The Governor and his people stop somewhere in the middle of the road (you know which road) and have a chat. His people are shellshocked by the shellacking they just got. They’re out. The Governor isn’t happy about this. He guns them down, everyone except Martinez and that other dude who’s been his guard since we first encountered Woodbury. They get into the car with the Governor and drive back to town, except they take a new scenic route that adds on several hours to their trip. Because what’s the rush really? All their shows are being DVR’d. Tyrese has been told which shrubs need watering.

In the torture room, Milton asks Andrea why she stayed at Woodbury. She does a quick recap of the season, getting all nostalgic about the time she almost slit the Governor’s throat but didn’t. She says she just didn’t want anyone to die, which is ridiculous unless you factor in her knowing how bad at war Rick and her boyfriend would be. Going to war really was the best way to ensure the lowest number of causalities it turns out. She’s talking so much that she keeps forgetting to pick up the pliers on the floor. A dying Milton tells her to hurry. She picks the pliers up with her toes but drops them right before she can grab them with her hands. Milton dies and soon she hears the zombie rasp coming from his throat. Zombie Milton stands up and shuffles toward her. She’s frantically trying to pry off her handcuffs. Off-camera we hear her scream.
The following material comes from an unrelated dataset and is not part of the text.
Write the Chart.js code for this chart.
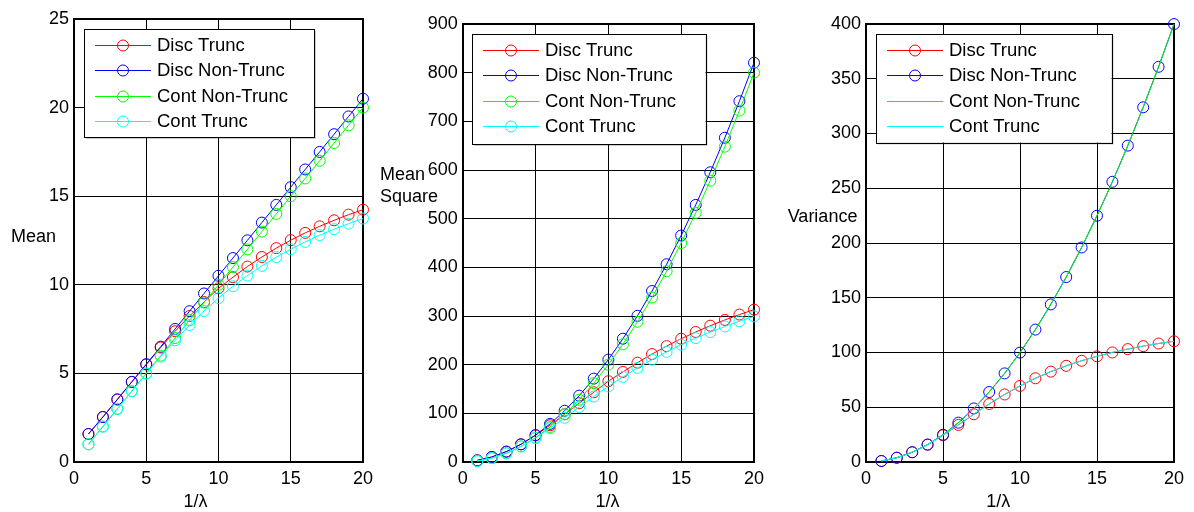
<!DOCTYPE html>
<html><head><meta charset="utf-8">
<script src="https://cdn.jsdelivr.net/npm/chart.js@4.4.1/dist/chart.umd.min.js"></script>
<style>
html,body{margin:0;padding:0;background:#fff}
body{width:1194px;height:512px;overflow:hidden;position:relative}
canvas{position:absolute;top:0}
</style></head><body>
<canvas id="c1" width="380" height="512" style="left:0px"></canvas>
<canvas id="c2" width="395" height="512" style="left:375px"></canvas>
<canvas id="c3" width="419" height="512" style="left:775px"></canvas>
<script>
// ---------- data ----------
const xValues = [1,2,3,4,5,6,7,8,9,10,11,12,13,14,15,16,17,18,19,20];
const seriesNames = ['Disc Trunc','Disc Non-Trunc','Cont Non-Trunc','Cont Trunc'];
const xTicks = [0,5,10,15,20];

const meanDiscTrunc    = [1.58,2.54,3.53,4.52,5.50,6.46,7.38,8.24,9.03,9.80,10.43,11.03,11.57,12.07,12.52,12.93,13.30,13.64,13.96,14.24];
const meanDiscNonTrunc = [1.58,2.54,3.53,4.52,5.52,6.51,7.51,8.51,9.51,10.51,11.51,12.51,13.51,14.51,15.51,16.51,17.50,18.50,19.50,20.50];
const meanContNonTrunc = [1,2,3,4,5,6,7,8,9,10,11,12,13,14,15,16,17,18,19,20];
const meanContTrunc    = [1.00,2.00,3.00,4.00,4.99,5.95,6.87,7.73,8.52,9.25,9.92,10.52,11.07,11.56,12.01,12.42,12.80,13.14,13.45,13.74];
const meanTicks = [0,5,10,15,20,25];

const msqDiscTrunc    = [3.42,10.38,21.35,36.26,54.65,75.63,98.05,120.86,143.28,166.0,185.11,204.12,221.77,238.11,253.23,267.17,280.03,291.94,302.97,313.13];
const msqDiscNonTrunc = [3.42,10.38,21.35,36.35,55.33,78.33,105.33,136.33,171.33,210.33,253.33,300.33,351.33,406.33,465.33,528.33,595.33,666.33,741.33,820.33];
const msqContNonTrunc = [2,8,18,32,50,72,98,128,162,200,242,288,338,392,450,512,578,648,722,800];
const msqContTrunc    = [2,8,18,31.91,49.33,69.35,90.86,112.80,134.44,155.22,174.88,193.29,210.40,226.25,240.92,254.45,266.95,278.52,289.24,299.14];
const msqTicks = [0,100,200,300,400,500,600,700,800,900];

const varDiscTrunc    = [0.92,3.92,8.92,15.84,24.36,33.86,43.59,52.98,61.66,69.49,76.43,82.53,87.83,92.46,96.51,100.04,103.10,105.81,108.20,110.26];
const varDiscNonTrunc = [0.92,3.92,8.92,15.92,24.92,35.92,48.92,63.92,80.92,99.92,120.92,143.92,168.92,195.92,224.92,255.92,288.92,323.92,360.92,399.92];
const varContNonTrunc = [1,4,9,16,25,36,49,64,81,100,121,144,169,196,225,256,289,324,361,400];
const varContTrunc    = [1,4,9,15.93,24.46,33.96,43.69,53.07,61.77,69.59,76.52,82.62,87.90,92.56,96.61,100.12,103.20,105.91,108.28,110.37];
const varTicks = [0,50,100,150,200,250,300,350,400];

// ---------- styling ----------
const COLORS = ['#ff0000','#0000ff','#00ff00','#00ffff'];
const FONT = "'Liberation Sans', Arial, Helvetica, sans-serif";
const FS = 18;
const LFS = 18.5;

function pts(arr){ return xValues.map((x,i)=>({x:x, y:arr[i]})); }

function makeDeco(cfg){
  return {
    id:'deco',
    beforeDatasetsDraw(chart){
      const {ctx, chartArea:a} = chart;
      ctx.save();
      ctx.strokeStyle='#000'; ctx.lineWidth=2;
      ctx.strokeRect(Math.round(a.left), Math.round(a.top), Math.round(a.right-a.left), Math.round(a.bottom-a.top));
      ctx.restore();
    },
    afterDraw(chart){
      const {ctx, chartArea:a} = chart;
      ctx.save();
      // legend
      const L = cfg.legend;
      const bx = Math.round(a.left + L.dx), by = Math.round(a.top + L.dy);
      ctx.fillStyle='rgba(0,0,0,0.2)';
      ctx.fillRect(bx+2, by+2, L.w, L.h);
      ctx.fillStyle='#fff';
      ctx.fillRect(bx, by, L.w, L.h);
      ctx.strokeStyle='#000'; ctx.lineWidth=1;
      ctx.strokeRect(bx+0.5, by+0.5, Math.round(L.w), Math.round(L.h));
      ctx.font = LFS+'px '+FONT;
      ctx.textBaseline='middle'; ctx.textAlign='left';
      chart.data.datasets.forEach((ds,i)=>{
        const y = Math.round(by + 15.5 + i*25.6) + 0.5;
        ctx.strokeStyle = COLORS[i]; ctx.lineWidth=1;
        ctx.beginPath(); ctx.moveTo(bx+11, y); ctx.lineTo(bx+67, y); ctx.stroke();
        if (ds.pointRadius > 0){
          ctx.beginPath(); ctx.arc(bx+39, y, 5.5, 0, Math.PI*2); ctx.stroke();
        }
        ctx.fillStyle='#000';
        ctx.fillText(ds.label, bx+73, y+0.5);
      });
      // axis titles
      ctx.font = FS+'px '+FONT;
      ctx.fillStyle='#000';
      ctx.textAlign='left';
      cfg.yTitles.forEach(t=>ctx.fillText(t.text, t.x, t.y));
      ctx.textAlign='center';
      ctx.fillText(cfg.xTitle.text, cfg.xTitle.x, cfg.xTitle.y);
      ctx.restore();
    }
  };
}

function makeChart(id, series, yTicks, geo, deco, contLinesOnly){
  const datasets = series.map((arr,i)=>{
    const lineOnly = contLinesOnly && i>=2;
    return {
      label: seriesNames[i],
      data: pts(arr),
      borderColor: COLORS[i],
      backgroundColor: 'rgba(0,0,0,0)',
      borderWidth: 1,
      pointRadius: lineOnly ? 0 : 5.5,
      pointBorderWidth: 1,
      pointBorderColor: COLORS[i],
      pointBackgroundColor: 'rgba(0,0,0,0)',
      tension: 0,
      cubicInterpolationMode: lineOnly ? 'monotone' : 'default',
      order: 4 - i,
      clip: false
    };
  });
  return new Chart(document.getElementById(id), {
    type:'line',
    data:{datasets},
    options:{
      responsive:false, animation:false, devicePixelRatio:1,
      events:[],
      layout:{padding:{left:0,right:geo.right,top:geo.top,bottom:0}},
      plugins:{legend:{display:false}, tooltip:{enabled:false}},
      scales:{
        x:{type:'linear', min:xTicks[0], max:xTicks[xTicks.length-1],
           afterBuildTicks(s){ s.ticks = xTicks.map(v=>({value:v})); },
           afterFit(s){ s.height = geo.xh; },
           grid:{color:'#000', lineWidth:1, drawTicks:false},
           border:{display:false},
           ticks:{color:'#000', font:{family:FONT, size:FS}, padding:6, maxRotation:0}},
        y:{type:'linear', min:yTicks[0], max:yTicks[yTicks.length-1],
           afterBuildTicks(s){ s.ticks = yTicks.map(v=>({value:v})); },
           afterFit(s){ s.width = geo.yw; },
           grid:{color:'#000', lineWidth:1, drawTicks:false},
           border:{display:false},
           ticks:{color:'#000', font:{family:FONT, size:FS}, padding:5}}
      }
    },
    plugins:[makeDeco(deco)]
  });
}

makeChart('c1', [meanDiscTrunc, meanDiscNonTrunc, meanContNonTrunc, meanContTrunc], meanTicks,
  {right:17, top:19, yw:74, xh:50},
  {legend:{dx:9.5,dy:9.5,w:230,h:108}, yTitles:[{text:'Mean',x:11,y:237}], xTitle:{text:'1/λ',x:195.5,y:502}}, false);

makeChart('c2', [msqDiscTrunc, msqDiscNonTrunc, msqContNonTrunc, msqContTrunc], msqTicks,
  {right:14.3, top:24, yw:87.7, xh:50},
  {legend:{dx:9.5,dy:9.5,w:233.5,h:110}, yTitles:[{text:'Mean',x:5,y:175},{text:'Square',x:5,y:197}], xTitle:{text:'1/λ',x:232.5,y:502}}, false);

makeChart('c3', [varDiscTrunc, varDiscNonTrunc, varContNonTrunc, varContTrunc], varTicks,
  {right:20, top:24, yw:91, xh:50},
  {legend:{dx:9.5,dy:9.5,w:235.5,h:108.5}, yTitles:[{text:'Variance',x:12.7,y:217}], xTitle:{text:'1/λ',x:223.3,y:502}}, true);
</script>
</body></html>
Rick’s crew decide to go back to Woodbury because that journey has really become their daily constitutional now. A little bit of yoga in the morning followed by a ineffectual storming of Woodbury. Along the way they pick up the one woman that the Governor didn’t shoot down. I refuse to learn anyone else’s name until they give me a pre-zombie backstory. I’m putting my foot down. They all drive back to Woodbury where Tyrese and his sister/wife are manning the gate. The Governor has stopped to go antiquing, so it’s safe for now. They find Andrea inside her torture room. She killed Zombie Milton but not before he took a chunk out of her neck. Rick says she’s one of them, but I say she’s not in a louder voice so it crosses out what he says. She asks if she can shoot herself while she still can. “I know how to use the safety,” she tells him, getting all sappy and reminiscent about the time she shot one of their own people. Also, she’s still a little smug until the very end, as she tells him that all she wanted to do is make it so people didn’t die and then gives a look like, “Today Carl and Judith and the others didn’t die, so, you know, I was right.” Michonne stays in the room, and from behind the closed door, we hear the gun shot. I don’t feel sad, but I also try not to feel too psyched about not having to watch her smug strut around anymore. I really would love if this show stopped creating women characters whose deaths are a relief instead of a bummer.
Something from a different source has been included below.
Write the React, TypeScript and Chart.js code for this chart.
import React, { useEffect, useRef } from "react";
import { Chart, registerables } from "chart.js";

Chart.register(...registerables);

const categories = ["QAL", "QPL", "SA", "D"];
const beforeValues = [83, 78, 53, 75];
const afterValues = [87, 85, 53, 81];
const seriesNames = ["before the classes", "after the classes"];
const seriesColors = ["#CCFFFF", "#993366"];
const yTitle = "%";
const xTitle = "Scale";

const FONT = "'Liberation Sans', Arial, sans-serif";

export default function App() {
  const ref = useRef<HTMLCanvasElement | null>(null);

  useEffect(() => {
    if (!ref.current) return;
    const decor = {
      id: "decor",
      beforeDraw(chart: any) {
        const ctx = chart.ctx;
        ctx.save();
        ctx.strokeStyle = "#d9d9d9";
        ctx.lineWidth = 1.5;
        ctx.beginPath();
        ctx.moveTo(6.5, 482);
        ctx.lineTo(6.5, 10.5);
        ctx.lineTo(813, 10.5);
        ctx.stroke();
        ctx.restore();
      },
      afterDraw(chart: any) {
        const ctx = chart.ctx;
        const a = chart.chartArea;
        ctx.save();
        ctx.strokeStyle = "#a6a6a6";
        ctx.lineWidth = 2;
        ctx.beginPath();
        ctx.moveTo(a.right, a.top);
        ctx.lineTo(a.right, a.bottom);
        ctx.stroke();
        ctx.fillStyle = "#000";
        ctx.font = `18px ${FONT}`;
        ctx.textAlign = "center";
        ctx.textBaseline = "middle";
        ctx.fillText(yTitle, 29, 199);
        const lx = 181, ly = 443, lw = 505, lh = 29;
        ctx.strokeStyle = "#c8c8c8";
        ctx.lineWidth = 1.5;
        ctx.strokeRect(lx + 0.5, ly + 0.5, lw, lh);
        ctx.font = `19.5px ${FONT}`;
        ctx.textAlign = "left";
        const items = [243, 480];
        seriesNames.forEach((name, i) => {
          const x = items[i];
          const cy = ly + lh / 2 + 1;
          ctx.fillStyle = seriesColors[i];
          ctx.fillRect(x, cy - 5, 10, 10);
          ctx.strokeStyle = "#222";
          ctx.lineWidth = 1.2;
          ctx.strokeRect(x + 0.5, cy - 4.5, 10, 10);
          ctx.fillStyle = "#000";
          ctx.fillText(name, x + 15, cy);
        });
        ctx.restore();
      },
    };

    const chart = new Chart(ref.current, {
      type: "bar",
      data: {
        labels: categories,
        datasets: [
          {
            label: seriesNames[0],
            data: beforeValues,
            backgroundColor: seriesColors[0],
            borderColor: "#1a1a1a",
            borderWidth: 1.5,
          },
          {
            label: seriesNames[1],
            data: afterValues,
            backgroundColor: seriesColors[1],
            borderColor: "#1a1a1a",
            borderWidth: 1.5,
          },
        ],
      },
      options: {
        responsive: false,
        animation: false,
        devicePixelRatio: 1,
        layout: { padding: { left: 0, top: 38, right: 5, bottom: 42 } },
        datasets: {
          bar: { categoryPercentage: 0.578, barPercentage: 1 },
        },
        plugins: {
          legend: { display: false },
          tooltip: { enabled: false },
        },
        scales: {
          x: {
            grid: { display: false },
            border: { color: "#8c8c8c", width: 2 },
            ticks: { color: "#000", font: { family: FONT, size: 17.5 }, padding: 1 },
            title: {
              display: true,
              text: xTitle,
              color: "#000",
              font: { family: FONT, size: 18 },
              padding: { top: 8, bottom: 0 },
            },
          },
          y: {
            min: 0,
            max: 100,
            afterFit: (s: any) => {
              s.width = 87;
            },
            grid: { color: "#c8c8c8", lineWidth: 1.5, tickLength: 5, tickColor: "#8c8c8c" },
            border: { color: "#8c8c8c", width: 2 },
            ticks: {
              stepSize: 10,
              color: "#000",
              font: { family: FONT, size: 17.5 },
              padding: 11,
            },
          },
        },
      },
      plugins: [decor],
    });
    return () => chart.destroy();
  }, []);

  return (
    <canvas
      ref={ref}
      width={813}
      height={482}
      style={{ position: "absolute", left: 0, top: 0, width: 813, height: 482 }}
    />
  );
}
A school bus and what looks like a new Hyundai (but I could be wrong) wind their way back to the prison. Tyrese and his sister/wife get out along with a bunch of elderly people and children. Yeah, I can understand why Rick would want to bring his new friends back to the prison instead of just trying to take over Woodbury. Who needs things like walls and blankets and food when you have an unlimited supply of yard zombies? Plus, if he were to kill the Governor now, what would he spend his time not doing next season?